:: What you are asked to do ::
Each line of the material must be repeated precisely, with the pictures left out.

===== Information shown =====

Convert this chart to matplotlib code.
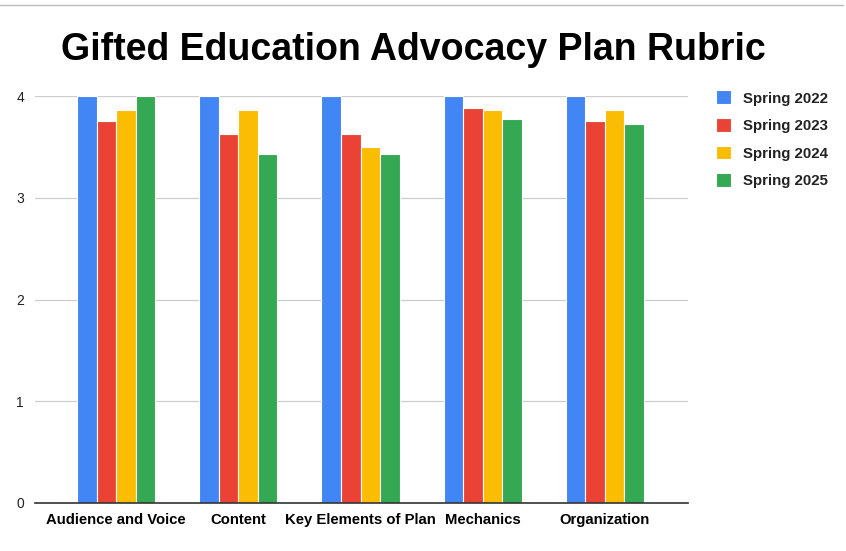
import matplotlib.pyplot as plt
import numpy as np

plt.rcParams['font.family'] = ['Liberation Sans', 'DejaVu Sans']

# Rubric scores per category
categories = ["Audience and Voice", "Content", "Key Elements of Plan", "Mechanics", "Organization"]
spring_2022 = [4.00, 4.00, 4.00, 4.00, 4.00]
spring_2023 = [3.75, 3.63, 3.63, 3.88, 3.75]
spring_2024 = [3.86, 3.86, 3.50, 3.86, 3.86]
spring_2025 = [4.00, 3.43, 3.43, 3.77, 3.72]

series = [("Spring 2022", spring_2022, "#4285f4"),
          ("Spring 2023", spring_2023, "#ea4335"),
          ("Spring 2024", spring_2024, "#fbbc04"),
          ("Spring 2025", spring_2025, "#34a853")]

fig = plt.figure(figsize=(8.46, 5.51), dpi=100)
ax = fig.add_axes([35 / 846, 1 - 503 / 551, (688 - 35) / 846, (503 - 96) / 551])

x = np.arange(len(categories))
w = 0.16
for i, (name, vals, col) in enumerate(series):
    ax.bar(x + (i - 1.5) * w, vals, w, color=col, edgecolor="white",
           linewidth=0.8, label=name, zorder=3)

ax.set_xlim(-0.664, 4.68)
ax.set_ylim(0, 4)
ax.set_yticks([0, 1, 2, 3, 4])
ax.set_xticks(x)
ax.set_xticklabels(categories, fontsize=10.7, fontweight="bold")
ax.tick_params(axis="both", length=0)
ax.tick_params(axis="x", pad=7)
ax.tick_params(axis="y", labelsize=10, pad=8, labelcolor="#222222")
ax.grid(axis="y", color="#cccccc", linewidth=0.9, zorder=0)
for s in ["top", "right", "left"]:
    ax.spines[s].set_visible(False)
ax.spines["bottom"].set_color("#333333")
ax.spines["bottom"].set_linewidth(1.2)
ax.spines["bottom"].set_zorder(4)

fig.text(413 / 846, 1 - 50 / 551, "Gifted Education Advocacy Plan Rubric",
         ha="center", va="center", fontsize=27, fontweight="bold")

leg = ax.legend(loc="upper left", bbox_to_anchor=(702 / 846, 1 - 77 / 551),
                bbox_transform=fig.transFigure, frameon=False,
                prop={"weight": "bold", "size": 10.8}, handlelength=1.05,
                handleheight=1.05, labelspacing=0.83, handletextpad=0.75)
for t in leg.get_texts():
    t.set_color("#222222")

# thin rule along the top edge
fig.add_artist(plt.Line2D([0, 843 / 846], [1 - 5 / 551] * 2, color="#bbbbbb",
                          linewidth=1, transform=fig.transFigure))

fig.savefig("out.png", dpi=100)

=====

:: Reply ::
Convert this chart to matplotlib code.
import matplotlib.pyplot as plt
import numpy as np

plt.rcParams['font.family'] = ['Liberation Sans', 'DejaVu Sans']

# Rubric scores per category
categories = ["Audience and Voice", "Content", "Key Elements of Plan", "Mechanics", "Organization"]
spring_2022 = [4.00, 4.00, 4.00, 4.00, 4.00]
spring_2023 = [3.75, 3.63, 3.63, 3.88, 3.75]
spring_2024 = [3.86, 3.86, 3.50, 3.86, 3.86]
spring_2025 = [4.00, 3.43, 3.43, 3.77, 3.72]

series = [("Spring 2022", spring_2022, "#4285f4"),
          ("Spring 2023", spring_2023, "#ea4335"),
          ("Spring 2024", spring_2024, "#fbbc04"),
          ("Spring 2025", spring_2025, "#34a853")]

fig = plt.figure(figsize=(8.46, 5.51), dpi=100)
ax = fig.add_axes([35 / 846, 1 - 503 / 551, (688 - 35) / 846, (503 - 96) / 551])

x = np.arange(len(categories))
w = 0.16
for i, (name, vals, col) in enumerate(series):
    ax.bar(x + (i - 1.5) * w, vals, w, color=col, edgecolor="white",
           linewidth=0.8, label=name, zorder=3)

ax.set_xlim(-0.664, 4.68)
ax.set_ylim(0, 4)
ax.set_yticks([0, 1, 2, 3, 4])
ax.set_xticks(x)
ax.set_xticklabels(categories, fontsize=10.7, fontweight="bold")
ax.tick_params(axis="both", length=0)
ax.tick_params(axis="x", pad=7)
ax.tick_params(axis="y", labelsize=10, pad=8, labelcolor="#222222")
ax.grid(axis="y", color="#cccccc", linewidth=0.9, zorder=0)
for s in ["top", "right", "left"]:
    ax.spines[s].set_visible(False)
ax.spines["bottom"].set_color("#333333")
ax.spines["bottom"].set_linewidth(1.2)
ax.spines["bottom"].set_zorder(4)

fig.text(413 / 846, 1 - 50 / 551, "Gifted Education Advocacy Plan Rubric",
         ha="center", va="center", fontsize=27, fontweight="bold")

leg = ax.legend(loc="upper left", bbox_to_anchor=(702 / 846, 1 - 77 / 551),
                bbox_transform=fig.transFigure, frameon=False,
                prop={"weight": "bold", "size": 10.8}, handlelength=1.05,
                handleheight=1.05, labelspacing=0.83, handletextpad=0.75)
for t in leg.get_texts():
    t.set_color("#222222")

# thin rule along the top edge
fig.add_artist(plt.Line2D([0, 843 / 846], [1 - 5 / 551] * 2, color="#bbbbbb",
                          linewidth=1, transform=fig.transFigure))

fig.savefig("out.png", dpi=100)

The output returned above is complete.